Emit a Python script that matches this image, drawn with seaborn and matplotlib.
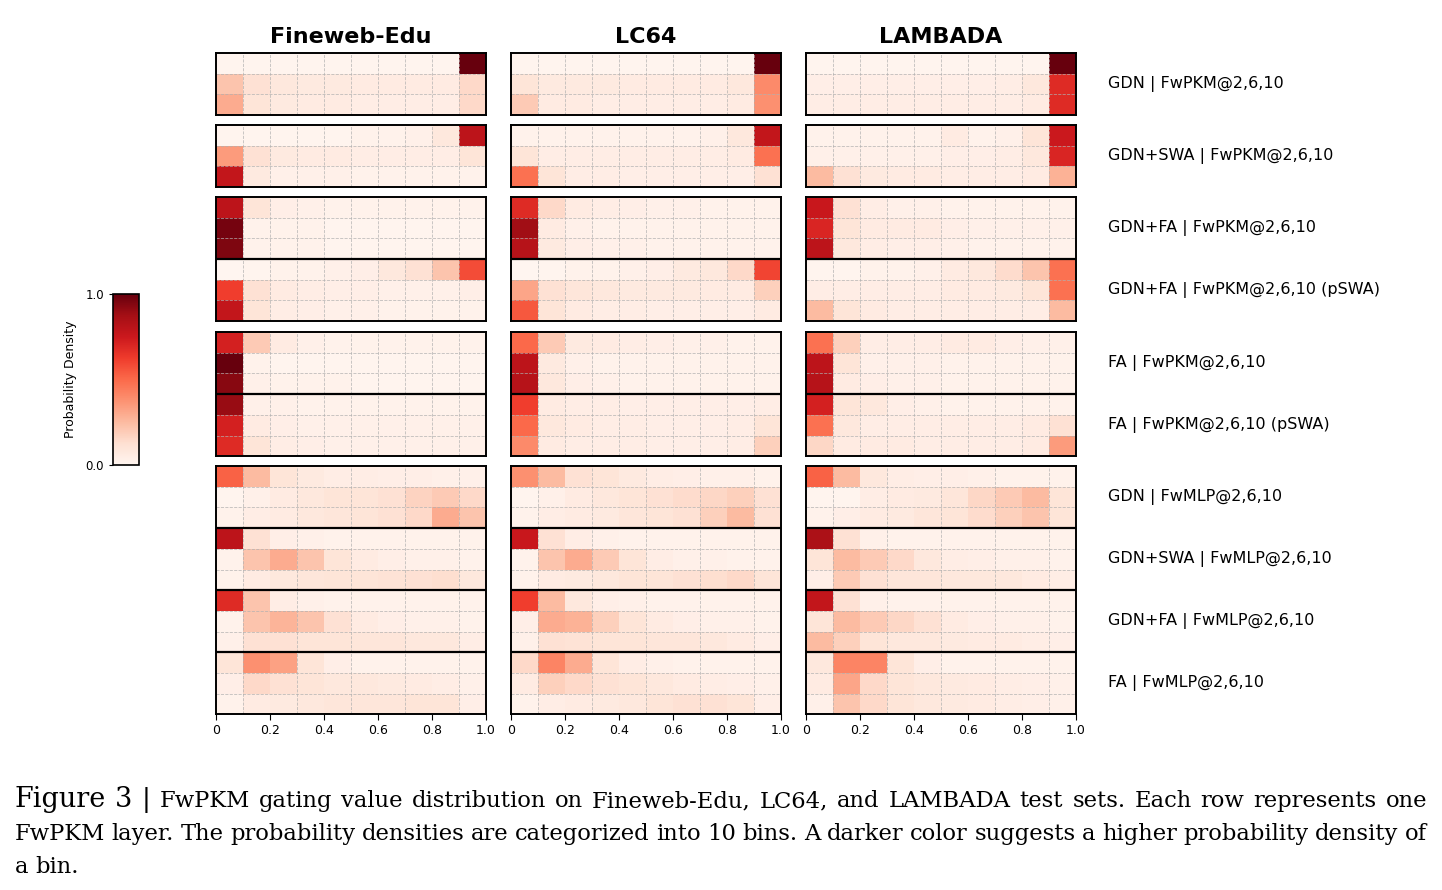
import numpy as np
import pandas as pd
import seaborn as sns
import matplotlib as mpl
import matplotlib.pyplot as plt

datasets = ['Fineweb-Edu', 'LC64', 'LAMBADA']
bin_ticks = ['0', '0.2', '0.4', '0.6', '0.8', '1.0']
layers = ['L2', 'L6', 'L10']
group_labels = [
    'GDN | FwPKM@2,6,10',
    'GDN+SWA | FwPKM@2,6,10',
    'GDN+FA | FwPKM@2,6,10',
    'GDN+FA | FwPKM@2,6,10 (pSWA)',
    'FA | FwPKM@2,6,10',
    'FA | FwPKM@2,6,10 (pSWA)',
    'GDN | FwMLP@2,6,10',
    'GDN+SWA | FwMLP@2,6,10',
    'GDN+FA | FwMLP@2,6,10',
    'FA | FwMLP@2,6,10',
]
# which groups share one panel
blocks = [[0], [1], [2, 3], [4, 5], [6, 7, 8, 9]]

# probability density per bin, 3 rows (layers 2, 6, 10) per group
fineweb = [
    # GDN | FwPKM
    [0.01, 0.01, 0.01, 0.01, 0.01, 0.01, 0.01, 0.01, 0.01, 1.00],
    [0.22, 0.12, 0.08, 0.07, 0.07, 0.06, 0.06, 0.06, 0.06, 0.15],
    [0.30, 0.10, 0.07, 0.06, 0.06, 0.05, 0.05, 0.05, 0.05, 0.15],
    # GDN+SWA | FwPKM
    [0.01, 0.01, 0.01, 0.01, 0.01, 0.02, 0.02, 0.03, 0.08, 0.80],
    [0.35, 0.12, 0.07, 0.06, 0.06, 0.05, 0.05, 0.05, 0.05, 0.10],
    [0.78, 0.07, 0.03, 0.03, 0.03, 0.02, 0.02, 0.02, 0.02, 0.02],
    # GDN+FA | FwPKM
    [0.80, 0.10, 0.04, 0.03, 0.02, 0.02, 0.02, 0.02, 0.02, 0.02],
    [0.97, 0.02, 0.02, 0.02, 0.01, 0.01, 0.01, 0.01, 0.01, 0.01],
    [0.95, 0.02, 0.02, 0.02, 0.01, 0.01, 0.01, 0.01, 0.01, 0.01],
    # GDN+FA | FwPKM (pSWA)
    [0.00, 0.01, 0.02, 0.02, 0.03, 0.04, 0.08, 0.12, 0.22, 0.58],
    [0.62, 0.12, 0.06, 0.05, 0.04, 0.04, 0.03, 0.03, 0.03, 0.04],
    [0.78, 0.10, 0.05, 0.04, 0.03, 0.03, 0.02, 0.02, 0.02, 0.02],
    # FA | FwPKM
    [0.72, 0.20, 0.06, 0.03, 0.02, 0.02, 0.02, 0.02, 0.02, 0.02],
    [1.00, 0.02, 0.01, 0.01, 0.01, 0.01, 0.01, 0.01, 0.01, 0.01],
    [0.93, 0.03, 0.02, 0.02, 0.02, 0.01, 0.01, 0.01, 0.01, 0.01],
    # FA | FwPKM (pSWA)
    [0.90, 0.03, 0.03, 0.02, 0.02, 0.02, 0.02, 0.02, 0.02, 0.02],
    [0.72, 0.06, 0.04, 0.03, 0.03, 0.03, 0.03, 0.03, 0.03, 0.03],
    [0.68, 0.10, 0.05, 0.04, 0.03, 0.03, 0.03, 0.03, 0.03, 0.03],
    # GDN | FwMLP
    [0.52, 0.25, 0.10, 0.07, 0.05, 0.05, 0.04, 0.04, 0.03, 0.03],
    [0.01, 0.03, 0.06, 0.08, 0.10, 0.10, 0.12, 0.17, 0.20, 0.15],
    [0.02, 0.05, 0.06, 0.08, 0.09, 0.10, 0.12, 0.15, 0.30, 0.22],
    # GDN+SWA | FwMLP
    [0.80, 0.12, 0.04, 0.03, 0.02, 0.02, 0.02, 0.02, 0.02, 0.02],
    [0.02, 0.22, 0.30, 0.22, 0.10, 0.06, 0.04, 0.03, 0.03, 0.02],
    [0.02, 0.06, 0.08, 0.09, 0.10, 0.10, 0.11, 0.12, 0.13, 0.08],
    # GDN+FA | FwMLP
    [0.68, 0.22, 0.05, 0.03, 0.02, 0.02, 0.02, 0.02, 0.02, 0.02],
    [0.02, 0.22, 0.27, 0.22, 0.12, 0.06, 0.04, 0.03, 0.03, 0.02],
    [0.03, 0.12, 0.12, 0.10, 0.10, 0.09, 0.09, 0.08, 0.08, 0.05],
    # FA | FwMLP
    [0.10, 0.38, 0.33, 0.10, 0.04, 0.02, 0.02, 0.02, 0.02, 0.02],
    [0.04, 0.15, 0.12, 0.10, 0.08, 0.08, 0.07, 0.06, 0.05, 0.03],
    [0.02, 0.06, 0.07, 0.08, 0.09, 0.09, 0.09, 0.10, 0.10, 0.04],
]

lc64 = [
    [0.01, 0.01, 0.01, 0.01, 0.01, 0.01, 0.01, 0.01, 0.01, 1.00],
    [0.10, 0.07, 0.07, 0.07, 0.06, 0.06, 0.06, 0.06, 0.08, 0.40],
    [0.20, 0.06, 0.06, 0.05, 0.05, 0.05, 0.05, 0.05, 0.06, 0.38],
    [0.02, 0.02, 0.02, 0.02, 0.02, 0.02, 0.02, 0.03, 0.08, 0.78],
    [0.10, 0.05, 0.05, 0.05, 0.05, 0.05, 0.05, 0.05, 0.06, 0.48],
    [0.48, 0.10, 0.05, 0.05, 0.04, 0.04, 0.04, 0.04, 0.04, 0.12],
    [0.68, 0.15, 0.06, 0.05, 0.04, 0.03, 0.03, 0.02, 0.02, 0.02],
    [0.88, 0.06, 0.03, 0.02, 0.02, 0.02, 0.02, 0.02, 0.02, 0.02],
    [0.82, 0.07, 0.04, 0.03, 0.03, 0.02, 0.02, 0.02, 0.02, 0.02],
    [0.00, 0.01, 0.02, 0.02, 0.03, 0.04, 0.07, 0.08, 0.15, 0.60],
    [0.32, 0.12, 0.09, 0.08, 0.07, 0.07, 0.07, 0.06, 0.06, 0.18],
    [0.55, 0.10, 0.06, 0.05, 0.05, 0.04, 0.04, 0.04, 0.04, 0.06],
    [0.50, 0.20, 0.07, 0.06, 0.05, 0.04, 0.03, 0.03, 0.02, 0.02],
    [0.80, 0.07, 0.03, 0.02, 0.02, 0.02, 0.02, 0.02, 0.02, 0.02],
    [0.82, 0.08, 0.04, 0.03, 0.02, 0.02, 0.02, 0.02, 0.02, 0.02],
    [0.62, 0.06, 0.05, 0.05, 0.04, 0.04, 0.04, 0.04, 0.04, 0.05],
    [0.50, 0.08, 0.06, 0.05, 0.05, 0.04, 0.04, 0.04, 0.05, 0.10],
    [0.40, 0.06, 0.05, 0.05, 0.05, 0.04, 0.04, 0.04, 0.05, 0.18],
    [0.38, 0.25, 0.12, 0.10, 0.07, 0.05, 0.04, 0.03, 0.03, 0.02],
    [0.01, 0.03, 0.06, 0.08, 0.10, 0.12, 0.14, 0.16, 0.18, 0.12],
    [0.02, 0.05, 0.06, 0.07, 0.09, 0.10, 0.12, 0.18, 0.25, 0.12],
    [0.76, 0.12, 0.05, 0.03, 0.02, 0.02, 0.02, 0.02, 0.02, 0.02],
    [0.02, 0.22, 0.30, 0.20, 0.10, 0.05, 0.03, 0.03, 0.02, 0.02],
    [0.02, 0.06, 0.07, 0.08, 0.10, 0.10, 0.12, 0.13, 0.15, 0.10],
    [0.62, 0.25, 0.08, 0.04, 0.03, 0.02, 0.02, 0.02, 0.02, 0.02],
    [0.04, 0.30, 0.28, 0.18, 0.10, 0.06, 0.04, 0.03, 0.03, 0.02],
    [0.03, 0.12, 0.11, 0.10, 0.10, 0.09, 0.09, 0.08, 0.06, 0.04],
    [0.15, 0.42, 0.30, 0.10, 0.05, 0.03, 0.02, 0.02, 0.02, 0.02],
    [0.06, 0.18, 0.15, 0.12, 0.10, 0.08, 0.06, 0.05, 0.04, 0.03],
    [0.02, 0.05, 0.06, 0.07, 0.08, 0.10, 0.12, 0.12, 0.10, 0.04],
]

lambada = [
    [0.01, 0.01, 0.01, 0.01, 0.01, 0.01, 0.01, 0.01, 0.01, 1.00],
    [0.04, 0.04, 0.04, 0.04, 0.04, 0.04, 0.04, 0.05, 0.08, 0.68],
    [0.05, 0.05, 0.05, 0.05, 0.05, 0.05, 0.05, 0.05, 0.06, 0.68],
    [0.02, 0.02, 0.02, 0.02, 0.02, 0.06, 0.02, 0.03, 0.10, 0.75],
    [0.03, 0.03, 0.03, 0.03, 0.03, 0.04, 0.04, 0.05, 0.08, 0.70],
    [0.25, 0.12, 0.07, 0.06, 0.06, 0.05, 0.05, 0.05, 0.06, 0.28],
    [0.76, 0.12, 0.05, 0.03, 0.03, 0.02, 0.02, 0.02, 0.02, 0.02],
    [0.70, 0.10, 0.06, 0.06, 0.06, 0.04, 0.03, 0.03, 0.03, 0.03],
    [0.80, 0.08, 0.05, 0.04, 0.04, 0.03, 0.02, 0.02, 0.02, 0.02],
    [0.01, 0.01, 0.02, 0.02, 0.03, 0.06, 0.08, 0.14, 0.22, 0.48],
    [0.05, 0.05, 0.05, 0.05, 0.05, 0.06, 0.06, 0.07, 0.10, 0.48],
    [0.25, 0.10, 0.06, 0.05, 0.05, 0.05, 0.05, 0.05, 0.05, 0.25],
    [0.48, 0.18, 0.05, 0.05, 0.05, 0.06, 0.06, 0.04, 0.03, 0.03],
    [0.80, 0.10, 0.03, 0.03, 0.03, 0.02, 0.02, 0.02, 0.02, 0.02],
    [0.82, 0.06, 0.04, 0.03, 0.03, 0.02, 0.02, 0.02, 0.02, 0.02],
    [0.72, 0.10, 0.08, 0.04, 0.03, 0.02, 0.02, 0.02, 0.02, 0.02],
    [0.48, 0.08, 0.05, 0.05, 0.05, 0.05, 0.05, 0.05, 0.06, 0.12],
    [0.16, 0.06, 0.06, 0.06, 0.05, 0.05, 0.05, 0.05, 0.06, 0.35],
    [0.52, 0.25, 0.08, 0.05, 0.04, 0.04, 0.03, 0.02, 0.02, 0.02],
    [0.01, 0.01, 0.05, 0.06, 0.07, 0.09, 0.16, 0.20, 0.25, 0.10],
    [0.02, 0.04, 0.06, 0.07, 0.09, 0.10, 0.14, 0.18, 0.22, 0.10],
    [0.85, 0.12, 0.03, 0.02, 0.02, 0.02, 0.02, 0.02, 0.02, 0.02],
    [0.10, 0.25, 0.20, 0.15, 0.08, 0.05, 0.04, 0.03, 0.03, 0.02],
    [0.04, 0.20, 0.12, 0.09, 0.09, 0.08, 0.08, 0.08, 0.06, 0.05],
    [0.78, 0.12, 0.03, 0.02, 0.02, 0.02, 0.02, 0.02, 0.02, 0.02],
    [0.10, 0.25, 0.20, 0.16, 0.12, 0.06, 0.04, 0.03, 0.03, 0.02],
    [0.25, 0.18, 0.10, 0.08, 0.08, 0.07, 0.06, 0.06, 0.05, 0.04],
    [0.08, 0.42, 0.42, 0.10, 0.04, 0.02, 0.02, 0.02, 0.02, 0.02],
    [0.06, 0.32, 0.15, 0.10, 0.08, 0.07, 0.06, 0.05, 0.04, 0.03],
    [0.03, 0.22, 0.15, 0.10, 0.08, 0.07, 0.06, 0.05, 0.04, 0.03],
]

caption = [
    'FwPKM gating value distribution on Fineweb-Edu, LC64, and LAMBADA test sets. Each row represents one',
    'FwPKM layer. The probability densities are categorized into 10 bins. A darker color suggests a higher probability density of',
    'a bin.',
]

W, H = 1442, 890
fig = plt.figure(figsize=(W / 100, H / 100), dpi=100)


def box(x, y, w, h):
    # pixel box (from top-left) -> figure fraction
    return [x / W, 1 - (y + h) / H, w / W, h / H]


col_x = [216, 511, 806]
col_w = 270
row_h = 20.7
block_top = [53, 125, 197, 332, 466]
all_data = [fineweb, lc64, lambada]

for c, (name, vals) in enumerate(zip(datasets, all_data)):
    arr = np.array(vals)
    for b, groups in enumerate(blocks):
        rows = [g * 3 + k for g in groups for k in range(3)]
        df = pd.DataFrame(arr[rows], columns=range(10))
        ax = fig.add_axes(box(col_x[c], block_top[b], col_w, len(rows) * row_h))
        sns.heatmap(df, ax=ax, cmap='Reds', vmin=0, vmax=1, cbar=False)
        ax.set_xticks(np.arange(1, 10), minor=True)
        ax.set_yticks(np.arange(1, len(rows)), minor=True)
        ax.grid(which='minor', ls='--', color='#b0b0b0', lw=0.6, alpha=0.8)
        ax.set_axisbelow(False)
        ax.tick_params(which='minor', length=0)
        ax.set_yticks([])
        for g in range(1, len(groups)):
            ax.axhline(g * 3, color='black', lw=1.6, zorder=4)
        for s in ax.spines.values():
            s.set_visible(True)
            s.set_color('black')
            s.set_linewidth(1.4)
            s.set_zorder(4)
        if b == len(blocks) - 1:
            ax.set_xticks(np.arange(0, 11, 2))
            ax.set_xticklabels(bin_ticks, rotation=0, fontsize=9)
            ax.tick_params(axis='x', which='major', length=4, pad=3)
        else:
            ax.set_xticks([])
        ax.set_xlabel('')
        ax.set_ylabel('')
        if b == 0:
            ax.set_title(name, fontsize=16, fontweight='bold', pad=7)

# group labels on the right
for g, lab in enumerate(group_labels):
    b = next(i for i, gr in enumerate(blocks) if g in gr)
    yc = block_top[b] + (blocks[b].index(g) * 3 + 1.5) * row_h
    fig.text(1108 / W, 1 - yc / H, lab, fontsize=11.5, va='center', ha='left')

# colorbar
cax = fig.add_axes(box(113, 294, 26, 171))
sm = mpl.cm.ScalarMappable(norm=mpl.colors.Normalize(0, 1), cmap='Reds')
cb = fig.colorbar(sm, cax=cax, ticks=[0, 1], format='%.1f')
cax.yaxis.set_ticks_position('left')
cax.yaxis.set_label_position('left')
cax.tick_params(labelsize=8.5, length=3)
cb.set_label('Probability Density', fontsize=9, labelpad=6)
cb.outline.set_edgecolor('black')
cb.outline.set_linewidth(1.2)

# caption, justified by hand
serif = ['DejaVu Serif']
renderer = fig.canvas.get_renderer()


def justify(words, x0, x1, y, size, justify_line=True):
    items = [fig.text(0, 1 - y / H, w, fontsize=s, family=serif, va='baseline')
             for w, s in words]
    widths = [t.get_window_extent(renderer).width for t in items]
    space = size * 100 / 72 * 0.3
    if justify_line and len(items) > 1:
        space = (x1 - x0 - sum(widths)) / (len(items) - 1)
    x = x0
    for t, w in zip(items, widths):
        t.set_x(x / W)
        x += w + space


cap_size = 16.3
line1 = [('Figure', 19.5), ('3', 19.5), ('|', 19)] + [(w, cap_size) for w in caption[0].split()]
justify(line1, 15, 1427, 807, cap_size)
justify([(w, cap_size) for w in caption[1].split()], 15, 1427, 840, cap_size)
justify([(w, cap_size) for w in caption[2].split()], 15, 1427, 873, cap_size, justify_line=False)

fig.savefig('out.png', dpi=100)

> Your objective: Leave the pictures out and please restate exactly the lines running from the start of the material through the one with "5], [6, 7, 8, 9]]".

> Answer:
Emit a Python script that matches this image, drawn with seaborn and matplotlib.
import numpy as np
import pandas as pd
import seaborn as sns
import matplotlib as mpl
import matplotlib.pyplot as plt

datasets = ['Fineweb-Edu', 'LC64', 'LAMBADA']
bin_ticks = ['0', '0.2', '0.4', '0.6', '0.8', '1.0']
layers = ['L2', 'L6', 'L10']
group_labels = [
    'GDN | FwPKM@2,6,10',
    'GDN+SWA | FwPKM@2,6,10',
    'GDN+FA | FwPKM@2,6,10',
    'GDN+FA | FwPKM@2,6,10 (pSWA)',
    'FA | FwPKM@2,6,10',
    'FA | FwPKM@2,6,10 (pSWA)',
    'GDN | FwMLP@2,6,10',
    'GDN+SWA | FwMLP@2,6,10',
    'GDN+FA | FwMLP@2,6,10',
    'FA | FwMLP@2,6,10',
]
# which groups share one panel
blocks = [[0], [1], [2, 3], [4, 5], [6, 7, 8, 9]]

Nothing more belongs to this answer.